A transaction commits when its entry is durable in the log on a quorum of replicas. Not when it's been applied to the storage layer. Not when indexes are updated. The append is the commit. Execution is a deterministic consequence of that commit, not the commit itself.

The log is partitioned across 64 (tunable) Raft groups. A sequencer, itself Raft-replicated, assigns global sequence numbers across all partitions: monotonically increasing, gap-free, cluster-wide. One total order, everywhere. If you're wondering whether two nodes could ever assign the same sequence number to different transactions, the answer is no, that's what the sequencer exists to prevent. It's also the earliest bottleneck in the database, you might run into.

The fold executor reads log entries in sequence order and applies them to an LSM tree. One thread per data partition, pinned to a core. No locks. No MVCC inside a partition. There's only one order of events, the log, so there's no concurrency to coordinate. When a transaction touches two partitions, the executors exchange values (the rows each side needs from the other's state at seq - 1) and both apply their slice independently. No locking, no voting. The logic is deterministic and both sides saw the same inputs, so the results are consistent by construction.

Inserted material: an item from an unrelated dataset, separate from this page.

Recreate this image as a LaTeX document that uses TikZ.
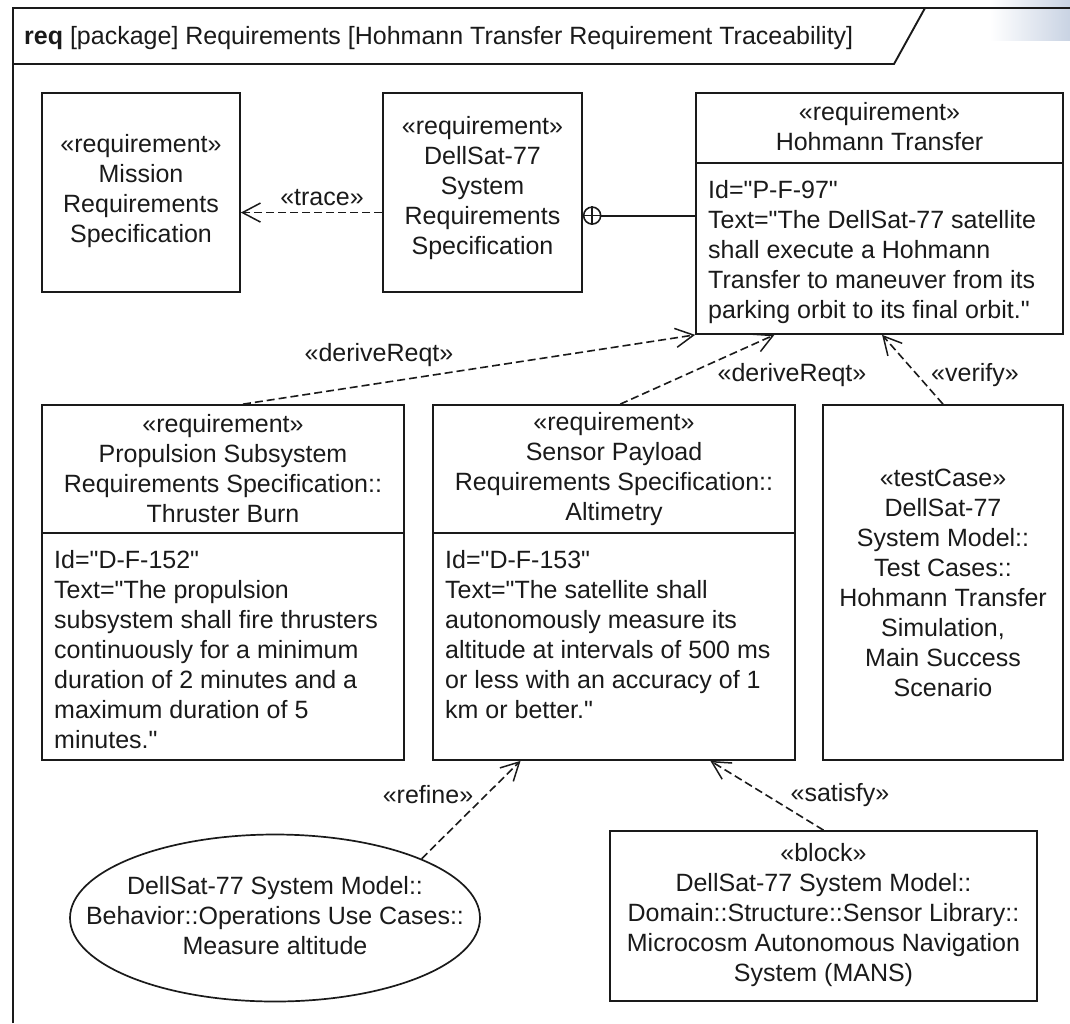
\documentclass[tikz,border=0pt]{standalone}
\usepackage{fontspec}
\setmainfont{Liberation Sans}[Ligatures=TeXOff]
\usetikzlibrary{arrows.meta,calc,shapes.geometric}
\definecolor{ink}{HTML}{1A1A1A}
\definecolor{corner}{HTML}{C9D3E3}
\begin{document}
\begin{tikzpicture}[x=1pt,y=-1pt,
  every node/.style={font=\fontsize{25}{30}\selectfont, text=ink},
  box/.style={draw=ink, line width=1.7pt, rectangle, inner sep=0pt},
  divider/.style={draw=ink, line width=1.7pt},
  framel/.style={draw=ink, line width=1.9pt},
  dep/.style={draw=ink, line width=1.6pt, dash pattern=on 8pt off 4pt,
    -{Straight Barb[length=18pt,width=19pt,line width=1.5pt]}},
  lbl/.style={inner sep=0pt},
  ctext/.style={align=center, inner sep=0pt},
  ltext/.style={align=left, inner sep=0pt, anchor=north west}
]
\useasboundingbox (0,0) rectangle (1070,1023);
% faint screen-corner shading
\shade[left color=white, right color=corner] (990,0) rectangle (1070,40);
% diagram frame
\draw[framel] (13,1023) -- (13,8) -- (1070,8);
\draw[framel] (13,64) -- (894,64) -- (925,8);
\node[lbl, anchor=base west] (title) at (24,44)
  {\textbf{req} [package] Requirements [Hohmann Transfer Requirement Traceability]};

% top row
\node[box, minimum width=198pt, minimum height=199pt] (mission) at (141,192.5) {};
\node[ctext] (missiontxt) at (141,191.5) {«requirement»\\Mission\\Requirements\\Specification};

\node[box, minimum width=199pt, minimum height=199pt] (sysreq) at (482.5,192.5) {};
\node[ctext] (sysreqtxt) at (482.5,188) {«requirement»\\DellSat-77\\System\\Requirements\\Specification};

\node[box, minimum width=367pt, minimum height=241pt] (hoh) at (879.5,213.5) {};
\draw[divider] (hoh.west |- 0,163) -- (hoh.east |- 0,163);
\node[ctext] (hohhead) at (879.5,127) {«requirement»\\Hohmann Transfer};
\node[ltext] (hohbody) at (708,180) {Id="P-F-97"\\Text="The DellSat-77 satellite\\shall execute a Hohmann\\Transfer to maneuver from its\\parking orbit to its final orbit."};

% containment
\node[circle, draw=ink, line width=1.6pt, minimum size=17pt, inner sep=0pt, anchor=west] (plus)
  at ($(sysreq.north east)!0.615!(sysreq.south east)$) {};
\draw[ink, line width=1.5pt] (plus.north) -- (plus.south) (plus.west) -- (plus.east);
\draw[ink, line width=1.9pt] (plus.east) -- (plus.east -| hoh.west);

% trace
\draw[dep] ($(sysreq.north west)!0.6!(sysreq.south west)$) -- ($(mission.north east)!0.6!(mission.south east)$);
\node[lbl] (tracelbl) at (322,198) {«trace»};

% middle row
\node[box, minimum width=362pt, minimum height=355pt] (prop) at (223,582.5) {};
\draw[divider] (prop.west |- 0,533) -- (prop.east |- 0,533);
\node[ctext] (prophead) at (223,469) {«requirement»\\Propulsion Subsystem\\Requirements Specification::\\Thruster Burn};
\node[ltext] (propbody) at (54,550) {Id="D-F-152"\\Text="The propulsion\\subsystem shall fire thrusters\\continuously for a minimum\\duration of 2 minutes and a\\maximum duration of 5\\minutes."};

\node[box, minimum width=362pt, minimum height=355pt] (sensor) at (614,582.5) {};
\draw[divider] (sensor.west |- 0,533) -- (sensor.east |- 0,533);
\node[ctext] (sensorhead) at (614,469) {«requirement»\\Sensor Payload\\Requirements Specification::\\Altimetry};
\node[ltext] (sensorbody) at (445,550) {Id="D-F-153"\\Text="The satellite shall\\autonomously measure its\\altitude at intervals of 500 ms\\or less with an accuracy of 1\\km or better."};

\node[box, minimum width=240pt, minimum height=355pt] (test) at (943,582.5) {};
\node[ctext] (testtxt) at (943,582.5) {«testCase»\\DellSat-77\\System Model::\\Test Cases::\\Hohmann Transfer\\Simulation,\\Main Success\\Scenario};

% bottom row
\node[ellipse, draw=ink, line width=1.7pt, minimum width=410pt, minimum height=167pt, inner sep=0pt] (uc) at (275,918) {};
\node[ctext] (uctxt) at (275,916) {DellSat-77 System Model::\\Behavior::Operations Use Cases::\\Measure altitude};

\node[box, minimum width=427pt, minimum height=170pt] (block) at (823.5,916) {};
\node[ctext] (blocktxt) at (823.5,915) {«block»\\DellSat-77 System Model::\\Domain::Structure::Sensor Library::\\Microcosm Autonomous Navigation\\System (MANS)};

% dependencies
\draw[dep] ($(prop.north west)!0.555!(prop.north east)$) -- (hoh.south west);
\node[lbl] (der1lbl) at (379,355) {«deriveReqt»};
\draw[dep] ($(sensor.north west)!0.517!(sensor.north east)$) -- ($(hoh.south west)!0.215!(hoh.south east)$);
\node[lbl] (der2lbl) at (792,375) {«deriveReqt»};
\draw[dep] (test.north) -- ($(hoh.south west)!0.507!(hoh.south east)$);
\node[lbl] (verlbl) at (975,375) {«verify»};
\draw[dep] (uc.22) -- ($(sensor.south west)!0.243!(sensor.south east)$);
\node[lbl] (reflbl) at (428,795) {«refine»};
\draw[dep] (block.north) -- ($(sensor.south west)!0.765!(sensor.south east)$);
\node[lbl] (satlbl) at (840,795) {«satisfy»};
\end{tikzpicture}
\end{document}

Non-determinism ... things like NOW(), RANDOM(), UUID(), are resolved at the gateway before an intent touches the log. By the time an entry is written, every value is concrete. Every node that replays that entry sees the same thing. The gateway is where impurity stops; inside the fold, impurity doesn't compile. The executor's import whitelist is checked at build time. Wall clock reads are a compile error on the execution path.

SQL queries are registered ahead of time and referenced by a BLAKE3 hash of their AST. The hash is what lives in the log. The query is fixed, the params are fixed, non-determinism is preresolved, and storage state at seq - 1 is fixed. Two nodes with identical log state produce identical results. If they don't, one of them has a bug.

Reads can be issued at any past sequence number. State is versioned by seq in the LSM; historical reads aren't a special mode, they're a property of how the storage layer works. The log can be truncated once a snapshot is durable in object storage and all live readers and CDC subscribers are past that point. Recovery from scratch is: download the snapshot manifest, pull the SSTables, replay forward from the snapshot's seq. That's it.

Schema changes are transactions. DDL goes through the log like everything else. There's no metadata side channel. If the schema isn't in the log, it doesn't exist.

There's one isolation level: strict serializable. The isolation level clause is a parse error. The error message will tell you why.

I'll post more about foldb in the future, including where you can get the code. For now, have a good time.